Remember the Lyra-seeking bomb introduced last week over in the Magisterium’s world? Well, it’s been completed—it just needs to be powered by the severing of someone from their daemon/soul. Luckily, Father-President MacPhail has the perfect candidates in Mrs. Coulter and her golden monkey. But when the pair are strapped in, Dr. Cooper can’t bring herself to pull the switch. When the tiny spy Roke starts to free Mrs. Coulter, MacPhail clubs Cooper to death, restarts the countdown, rushes inside the cell, throws Roke against a window, and gets knocked unconscious by Mrs. Coulter. She rushes out of the cell to stop the countdown as MacPhail hurriedly places himself and his daemon in the sacrificial spots. Luckily, Mrs. Coulter manages to tear the machine apart before the bomb can be activated.

Unfortunately, that’s when the angel Lord Asriel killed last week returns to Metatron, the Authority’s Regent (who, if you don’t remember, is the second-in-command to the angel who pretended to create everything, but is currently running the show and determined to destroy free will). Learning of Asriel’s rebellion, the coldly furious Metatron shines his divine light on the bomb, setting it off anyway. However, the Lyra-seeking bomb does not seek Lyra, and instead just rips large chasms that suck in Dust throughout the multiverse. (Dust, of course, being: people’s souls, angels, original sin, free will, and other assorted fruits and vegetables.) Again, imagine trying to explain this nonsense to anyone who isn’t already familiar with the series.
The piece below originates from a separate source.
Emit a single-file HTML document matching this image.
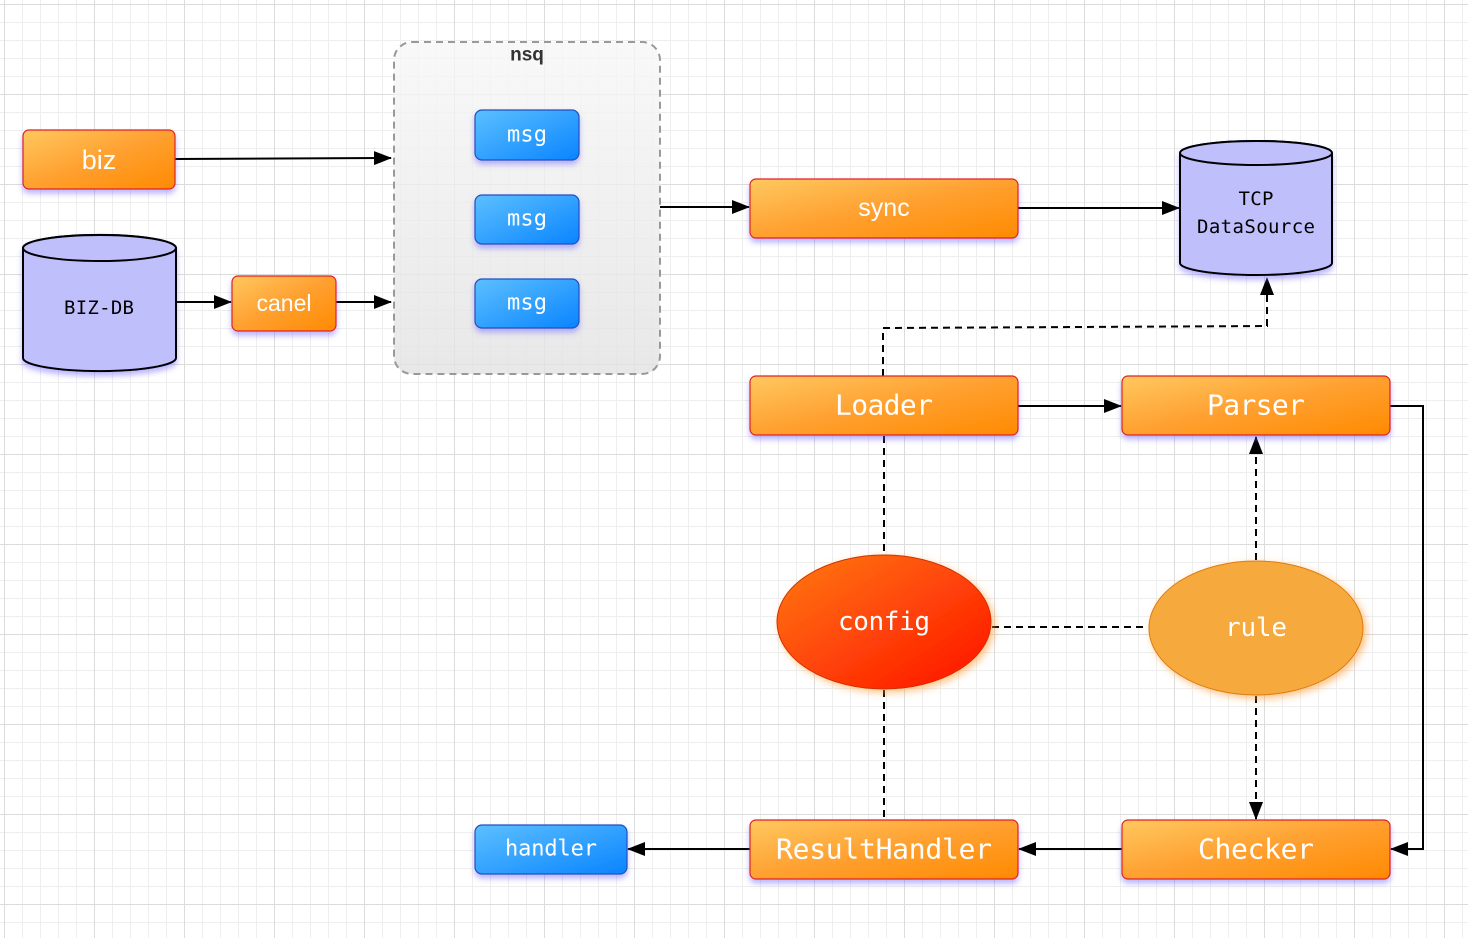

When “The Abyss” begins, Asriel is delighted he’s finally gotten the Authority’s Regent’s attention, even if the local chasm takes out Witch-Queen Ruta Skadi. Mrs. Coulter, on the other hand, rushes to Fra Pavel, demanding he use his alethiometer to discover if Lyra lived through the bomb that, again, didn’t seem to seek her in any meaningful way. Given that her daughter was still in the land of the dead at the time, you can see the inevitable misunderstanding. Mrs. Coulter returns to Asriel, bitter that Lyra died for his “war crime.” Eventually, after new Witch-Queen Serafina Pekkala stops by to briefly threaten Asriel for also getting Ruta killed, Coulter tries to goad the witch into killing her. It doesn’t work.
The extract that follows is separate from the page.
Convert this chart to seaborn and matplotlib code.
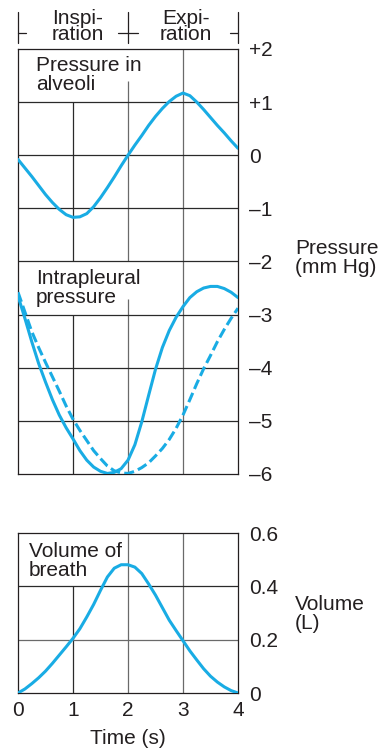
import matplotlib
matplotlib.use("Agg")
import matplotlib.pyplot as plt
import pandas as pd
import seaborn as sns


# values, every 0.125 s
TIME = [0.0, 0.125, 0.25, 0.375, 0.5, 0.625, 0.75, 0.875,
        1.0, 1.125, 1.25, 1.375, 1.5, 1.625, 1.75, 1.875,
        2.0, 2.125, 2.25, 2.375, 2.5, 2.625, 2.75, 2.875,
        3.0, 3.125, 3.25, 3.375, 3.5, 3.625, 3.75, 3.875, 4.0]
ALVEOLAR = [-0.08, -0.24, -0.40, -0.57, -0.74, -0.89, -1.02, -1.12,
            -1.17, -1.16, -1.10, -0.97, -0.80, -0.61, -0.41, -0.20,
            0.0, 0.19, 0.37, 0.56, 0.73, 0.88, 1.01, 1.11,
            1.17, 1.12, 1.00, 0.86, 0.71, 0.56, 0.42, 0.27, 0.13]
INTRAPLEURAL = [-2.65, -3.07, -3.51, -3.92, -4.27, -4.60, -4.89, -5.13,
                -5.34, -5.56, -5.74, -5.87, -5.95, -5.99, -5.97, -5.90,
                -5.74, -5.45, -5.02, -4.52, -4.03, -3.62, -3.30, -3.05,
                -2.85, -2.68, -2.57, -2.50, -2.47, -2.47, -2.51, -2.58, -2.68]
INTRAPLEURAL_DASHED = [-2.58, -2.95, -3.32, -3.62, -3.90, -4.17, -4.44, -4.72,
                       -4.97, -5.18, -5.37, -5.56, -5.71, -5.85, -5.94, -5.98,
                       -5.99, -5.95, -5.88, -5.79, -5.66, -5.52, -5.35, -5.14,
                       -4.89, -4.60, -4.30, -4.02, -3.77, -3.51, -3.28, -3.07, -2.88]
VOLUME = [0.0, 0.015, 0.035, 0.057, 0.082, 0.111, 0.142, 0.173,
          0.205, 0.241, 0.285, 0.332, 0.385, 0.435, 0.468, 0.481,
          0.481, 0.472, 0.448, 0.409, 0.367, 0.32, 0.273, 0.234,
          0.196, 0.158, 0.124, 0.091, 0.063, 0.041, 0.023, 0.009, 0.0]

PRESSURE_TICKS = [2, 1, 0, -1, -2, -3, -4, -5, -6]
PRESSURE_LABELS = ["+2", "+1", "0", "–1", "–2", "–3", "–4", "–5", "–6"]
VOLUME_TICKS = [0, 0.2, 0.4, 0.6]
VOLUME_LABELS = ["0", "0.2", "0.4", "0.6"]
TIME_TICKS = [0, 1, 2, 3, 4]

CURVE = "#19ACE4"
INK = "#231F20"
GRID_DARK = "#2a2a2a"
GRID_GREY = "#6a6a6a"
FONT = 15


def style_box(ax):
    for spine in ax.spines.values():
        spine.set_visible(True)
        spine.set_color(INK)
        spine.set_linewidth(0.9)


def main() -> None:
    sns.set_theme(style="white")
    plt.rcParams["font.family"] = ["Liberation Sans", "DejaVu Sans"]
    plt.rcParams["text.color"] = INK

    df = pd.DataFrame({
        "time": TIME,
        "alveolar": ALVEOLAR,
        "intrapleural": INTRAPLEURAL,
        "intrapleural_dashed": INTRAPLEURAL_DASHED,
        "volume": VOLUME,
    })

    fig = plt.figure(figsize=(3.84, 7.54), dpi=100)
    ax_p = fig.add_axes([0.0469, 0.3714, 0.5729, 0.5637])
    ax_v = fig.add_axes([0.0469, 0.0809, 0.5729, 0.2122])

    # pressure panel grid (partly cut short under the titles)
    for x, y0, y1, c in [(1, -2, 1, GRID_DARK), (1, -6, -3, GRID_DARK),
                         (2, -2, 1.4, GRID_GREY), (2, -6, -2.7, GRID_GREY),
                         (3, -6, 2, GRID_GREY)]:
        ax_p.vlines(x, y0, y1, color=c, linewidth=0.9, zorder=1)
    for y in [1, 0, -1, -2, -3, -4, -5]:
        ax_p.hlines(y, 0, 4, color=GRID_DARK, linewidth=0.9, zorder=1)

    sns.lineplot(data=df, x="time", y="alveolar", ax=ax_p, color=CURVE, linewidth=2.2, zorder=3)
    sns.lineplot(data=df, x="time", y="intrapleural", ax=ax_p, color=CURVE, linewidth=2.2, zorder=3)
    sns.lineplot(data=df, x="time", y="intrapleural_dashed", ax=ax_p, color=CURVE,
                 linewidth=2.2, linestyle="--", zorder=3)
    ax_p.lines[-1].set_dashes((3.3, 1.4))

    ax_p.set_xlim(0, 4)
    ax_p.set_ylim(-6, 2)
    ax_p.set_xticks([])
    ax_p.set_yticks(PRESSURE_TICKS)
    ax_p.set_yticklabels(PRESSURE_LABELS)
    ax_p.yaxis.tick_right()
    ax_p.tick_params(axis="y", length=0, pad=8, labelsize=FONT, labelcolor=INK)
    ax_p.set_xlabel("")
    ax_p.set_ylabel("")
    style_box(ax_p)

    ax_p.text(0.33, 1.87, "Pressure in\nalveoli", fontsize=FONT, va="top", ha="left",
              linespacing=1.0)
    ax_p.text(0.33, -2.15, "Intrapleural\npressure", fontsize=FONT, va="top", ha="left",
              linespacing=1.0)

    # inspiration / expiration markers above the box
    for x, arms in [(0, [(0, 0.15)]), (2, [(-0.18, 0.18)]), (4, [(-0.15, 0)])]:
        ax_p.plot([x, x], [2.11, 2.7], color=INK, linewidth=0.9, clip_on=False)
        for a0, a1 in arms:
            ax_p.plot([x + a0, x + a1], [2.3, 2.3], color=INK, linewidth=0.9, clip_on=False)
    ax_p.text(1.08, 2.42, "Inspi-\nration", fontsize=FONT, ha="center", va="center",
              linespacing=0.85)
    ax_p.text(3.05, 2.42, "Expi-\nration", fontsize=FONT, ha="center", va="center",
              linespacing=0.85)

    # volume panel
    for x, y0, y1, c in [(1, 0, 0.4, GRID_DARK), (2, 0, 0.6, GRID_GREY), (3, 0, 0.6, GRID_GREY)]:
        ax_v.vlines(x, y0, y1, color=c, linewidth=0.9, zorder=1)
    ax_v.hlines(0.4, 0, 4, color=GRID_DARK, linewidth=0.9, zorder=1)
    ax_v.hlines(0.2, 0, 4, color=GRID_GREY, linewidth=0.9, zorder=1)

    sns.lineplot(data=df, x="time", y="volume", ax=ax_v, color=CURVE, linewidth=2.2, zorder=3)
    ax_v.set_xlim(0, 4)
    ax_v.set_ylim(0, 0.6)
    ax_v.set_xticks(TIME_TICKS)
    ax_v.set_xticklabels([str(t) for t in TIME_TICKS])
    ax_v.set_yticks(VOLUME_TICKS)
    ax_v.set_yticklabels(VOLUME_LABELS)
    ax_v.yaxis.tick_right()
    ax_v.tick_params(axis="y", length=0, pad=8, labelsize=FONT, labelcolor=INK)
    ax_v.tick_params(axis="x", length=0, pad=6, labelsize=FONT, labelcolor=INK)
    ax_v.set_xlabel("Time (s)", fontsize=FONT, color=INK, labelpad=6)
    ax_v.set_ylabel("")
    style_box(ax_v)
    ax_v.text(0.2, 0.567, "Volume of\nbreath", fontsize=FONT, va="top", ha="left",
              linespacing=1.0)

    fig.text(0.768, 0.658, "Pressure\n(mm Hg)", fontsize=FONT, ha="left", va="center",
             linespacing=1.0)
    fig.text(0.768, 0.186, "Volume\n(L)", fontsize=FONT, ha="left", va="center",
             linespacing=1.0)

    fig.savefig("out.png", dpi=100, facecolor="white")
    plt.close(fig)


if __name__ == "__main__":
    main()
Image for article titled His Dark Materials Stops Monkeying Around

Photo: HBO

Asriel isn’t bothered by Lyra or Ruta’s death in the slightest and travels to meet Iorek Bjornson, who blames Asriel for the chasm destroying the polar bears’ land. I have no idea how Iorek knew where to place the blame, but he does give Asriel an extremely helpful info dump: Lyra is alive, she’s in the land of the dead, she got there with the portal-opening Subtle Knife, which Iorek himself reforged. Asriel returns to base camp and shares the happy news with his ex-wife. As they realize Lyra’s fulfilling the second prophecy regarding her—“She will defeat death”—Will cuts open a door to another world, allowing the dead to not only leave their purgatory, but disperse into Dust and become one with the universe.
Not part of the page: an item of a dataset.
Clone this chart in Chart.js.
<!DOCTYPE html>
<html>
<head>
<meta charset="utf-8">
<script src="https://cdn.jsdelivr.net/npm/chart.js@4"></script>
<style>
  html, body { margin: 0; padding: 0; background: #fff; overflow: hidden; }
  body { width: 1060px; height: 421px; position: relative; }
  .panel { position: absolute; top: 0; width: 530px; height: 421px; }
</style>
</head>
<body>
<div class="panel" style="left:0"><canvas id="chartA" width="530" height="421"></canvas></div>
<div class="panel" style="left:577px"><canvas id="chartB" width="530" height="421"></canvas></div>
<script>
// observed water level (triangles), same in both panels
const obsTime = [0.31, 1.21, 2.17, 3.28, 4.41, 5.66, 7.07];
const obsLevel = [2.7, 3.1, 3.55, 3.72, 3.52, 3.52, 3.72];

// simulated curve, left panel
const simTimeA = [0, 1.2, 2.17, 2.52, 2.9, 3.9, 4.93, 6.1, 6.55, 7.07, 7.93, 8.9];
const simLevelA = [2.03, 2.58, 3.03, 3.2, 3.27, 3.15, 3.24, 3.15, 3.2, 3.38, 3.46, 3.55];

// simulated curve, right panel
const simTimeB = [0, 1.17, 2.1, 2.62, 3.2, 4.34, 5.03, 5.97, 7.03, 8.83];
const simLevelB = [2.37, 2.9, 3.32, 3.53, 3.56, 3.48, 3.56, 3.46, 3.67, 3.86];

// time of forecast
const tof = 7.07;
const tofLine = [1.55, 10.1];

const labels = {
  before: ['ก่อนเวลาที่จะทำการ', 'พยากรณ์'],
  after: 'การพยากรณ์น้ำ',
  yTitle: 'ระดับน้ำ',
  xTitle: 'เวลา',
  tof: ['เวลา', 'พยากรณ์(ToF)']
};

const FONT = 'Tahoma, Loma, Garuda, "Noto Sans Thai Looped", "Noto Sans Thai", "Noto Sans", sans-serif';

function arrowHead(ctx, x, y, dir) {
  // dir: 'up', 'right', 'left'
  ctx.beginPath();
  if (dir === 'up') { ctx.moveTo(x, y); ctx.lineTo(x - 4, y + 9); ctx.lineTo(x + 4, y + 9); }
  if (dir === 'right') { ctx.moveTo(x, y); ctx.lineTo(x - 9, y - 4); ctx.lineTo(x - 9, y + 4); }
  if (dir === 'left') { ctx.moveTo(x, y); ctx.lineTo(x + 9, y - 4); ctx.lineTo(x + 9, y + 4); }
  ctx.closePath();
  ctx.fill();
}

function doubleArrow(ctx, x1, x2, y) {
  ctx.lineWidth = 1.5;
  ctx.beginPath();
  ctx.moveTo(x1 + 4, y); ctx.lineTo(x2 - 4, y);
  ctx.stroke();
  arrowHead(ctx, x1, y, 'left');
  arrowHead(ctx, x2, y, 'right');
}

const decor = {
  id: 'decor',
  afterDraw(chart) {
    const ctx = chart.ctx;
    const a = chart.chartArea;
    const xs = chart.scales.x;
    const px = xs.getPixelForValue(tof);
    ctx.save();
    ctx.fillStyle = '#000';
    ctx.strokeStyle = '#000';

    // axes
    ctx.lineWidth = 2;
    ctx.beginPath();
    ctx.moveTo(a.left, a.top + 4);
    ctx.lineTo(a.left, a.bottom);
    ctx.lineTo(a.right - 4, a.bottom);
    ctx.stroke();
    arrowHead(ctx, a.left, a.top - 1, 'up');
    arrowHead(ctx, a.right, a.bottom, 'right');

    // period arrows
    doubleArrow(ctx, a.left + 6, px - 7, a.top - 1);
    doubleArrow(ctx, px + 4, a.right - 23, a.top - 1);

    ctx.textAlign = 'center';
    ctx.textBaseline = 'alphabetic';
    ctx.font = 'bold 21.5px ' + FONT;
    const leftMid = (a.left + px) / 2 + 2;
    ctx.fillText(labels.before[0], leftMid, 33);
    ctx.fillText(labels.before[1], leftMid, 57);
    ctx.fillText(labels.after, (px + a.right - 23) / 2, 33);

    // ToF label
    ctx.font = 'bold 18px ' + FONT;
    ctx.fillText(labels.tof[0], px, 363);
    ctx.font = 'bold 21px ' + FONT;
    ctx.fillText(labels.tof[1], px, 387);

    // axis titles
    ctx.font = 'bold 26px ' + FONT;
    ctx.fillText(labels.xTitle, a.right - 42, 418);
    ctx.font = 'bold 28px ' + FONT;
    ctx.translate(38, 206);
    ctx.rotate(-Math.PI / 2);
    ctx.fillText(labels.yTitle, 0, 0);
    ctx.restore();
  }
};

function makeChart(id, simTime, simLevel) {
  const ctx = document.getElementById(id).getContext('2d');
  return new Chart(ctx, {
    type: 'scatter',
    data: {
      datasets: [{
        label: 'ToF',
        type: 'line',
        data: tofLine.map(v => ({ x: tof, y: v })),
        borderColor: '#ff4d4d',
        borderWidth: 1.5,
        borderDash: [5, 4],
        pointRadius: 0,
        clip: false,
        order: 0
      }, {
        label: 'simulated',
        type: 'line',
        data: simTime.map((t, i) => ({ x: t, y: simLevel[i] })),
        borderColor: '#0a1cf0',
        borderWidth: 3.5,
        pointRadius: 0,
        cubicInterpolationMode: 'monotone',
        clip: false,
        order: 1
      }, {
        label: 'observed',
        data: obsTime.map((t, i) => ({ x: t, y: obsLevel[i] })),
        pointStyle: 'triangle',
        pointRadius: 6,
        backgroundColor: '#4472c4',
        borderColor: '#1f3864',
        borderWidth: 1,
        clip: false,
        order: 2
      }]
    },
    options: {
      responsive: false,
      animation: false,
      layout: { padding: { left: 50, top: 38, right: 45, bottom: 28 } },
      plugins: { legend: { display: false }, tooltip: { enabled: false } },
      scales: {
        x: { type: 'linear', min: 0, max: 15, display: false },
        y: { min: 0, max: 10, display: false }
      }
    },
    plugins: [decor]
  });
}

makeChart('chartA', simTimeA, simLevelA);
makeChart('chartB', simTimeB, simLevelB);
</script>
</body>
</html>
So everything’s working out! Death is dead, Roger is free, Will saw his dad, Asriel has his war, and Mrs. Coulter—oh, I forgot about the monkey, didn’t I? Mrs. Coulter’s monkey, perhaps sensing she wanted to commit suicide-by-witch, or perhaps finally fed up with years of verbal and physical abuse, briefly abandons her while she believes Lyra is dead. As a result, at the end of the episode, the star of Luther, The Affair, and so much more, found herself playing a character apologizing to a small and extremely sullen monkey. The fact that Ruth Wilson makes it work to any degree is due to her talent, because the scene ends up feeling earnest, melancholy, and yet still completely bizarre. It sums up His Dark Materials rather nicely, I think.

Image for article titled His Dark Materials Stops Monkeying Around

Image: Tamarra Arranz/HBO

Assorted Musings:

  • The Mary storyline continues to be related to absolutely nothing. This time, she finds some amber glass in a river which allows her to see Dust, and that it’s getting sucked into the sky. Whee. But since Will created the portal from the land of the dead into the world she and the talking elephants are in, hopefully her storyline—hell, her character—suddenly connects to something. I mean, she’s the serpent to Lyra’s Eve, right?
  • One of the few things I remember about The Amber Spyglass is that the mulefas—the talking elephants Mary’s been hanging with—use seed pods as wheels, and I was very much wondering how the TV show was going to depict this. Honestly, as much as Mary’s completely severed storyline irritates me, I could have watched those little guys skating around for the entire episode.